Leading U.S. electric car maker Tesla has lost its third Autopilot chief, Jim Keller, in less than two years, deepening the company’s Autopilot project crisis.

“Prior to joining Tesla, Jim’s core passion was microprocessor engineering, and he’s now joining a company where he’ll be able to once again focus on this exclusively,” Tesla said in a statement this week. Tesla was bleeding talent from its Autopilot division. Former head of Tesla’s Autopilot department Sterling Anderson quit the job at the end of 2016. His replacement Chris Lattner, who previously created the Swift programming language at Apple company, only lasted six months before departing last June. Keller most recently took over the responsibilities of the Autopilot program after Lattner left, but is leaving Tesla as well. Tesla confirmed that Pete Bannon, a former colleague of Keller at Apple who was among many chip architects that Tesla hired after Keller, is taking over the Autopilot hardware team.

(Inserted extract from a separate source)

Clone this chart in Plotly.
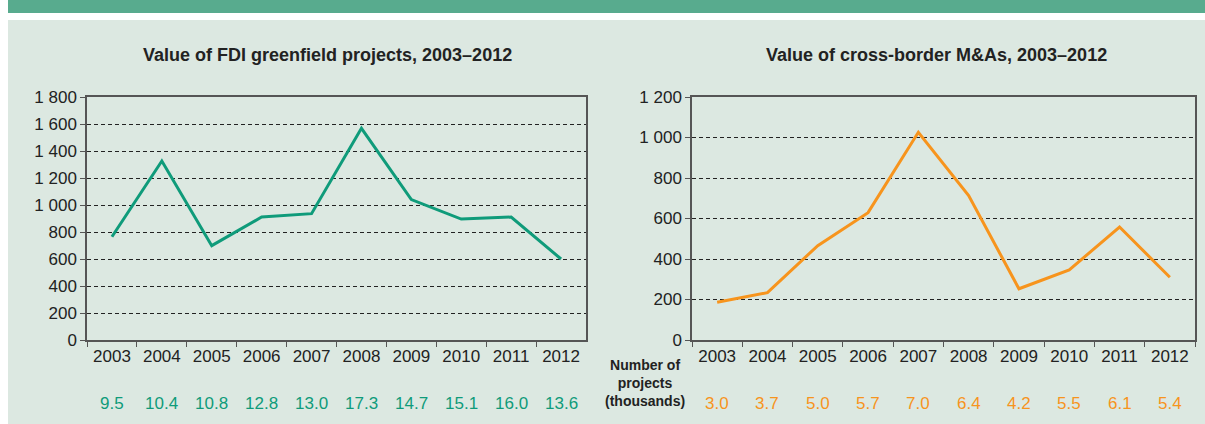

U.S. leading semiconductor chip maker Intel Corporation announced that it was hiring Keller as a senior vice president. Keller will “lead the company’s silicon engineering, which encompasses system-on-chip development and integration,” an Intel press release said. The auto industry and its regulators are counting on assisted-driving technology to help reduce crashes that lead to tens of thousands of injuries and deaths in the United States every year. However, Tesla Autopilot is struggling. Keller’s departure came just weeks after the death of Walter Huang, an Apple engineer whose Tesla Model X vehicle, which was on autopilot, slammed into a concrete lane divider in the city of Mountain View in California state. The car maker has since then gotten into public feuds with both Huang’s family and the National Transportation Safety Board (NTSB), the federal agency which is investigating the crash.

Tesla said Autopilot was engaged at the time of the crash, but added that Huang was responsible for the crash, as he did not pay attention to multiple warnings issued by the car even though he was aware of the Autopilot’s imperfection. Tesla’s defense of the Autopilot’s capabilities has come under intense scrutiny in the investigation. Tesla has said all cars currently being made at its factory in Fremont, California, including the Model 3, have the hardware needed for full self-driving capability. However, the company is behind its production and distribution schedule of its more affordable sedan, the Model 3. It also recently lost its chief finance officer and chief sales officer.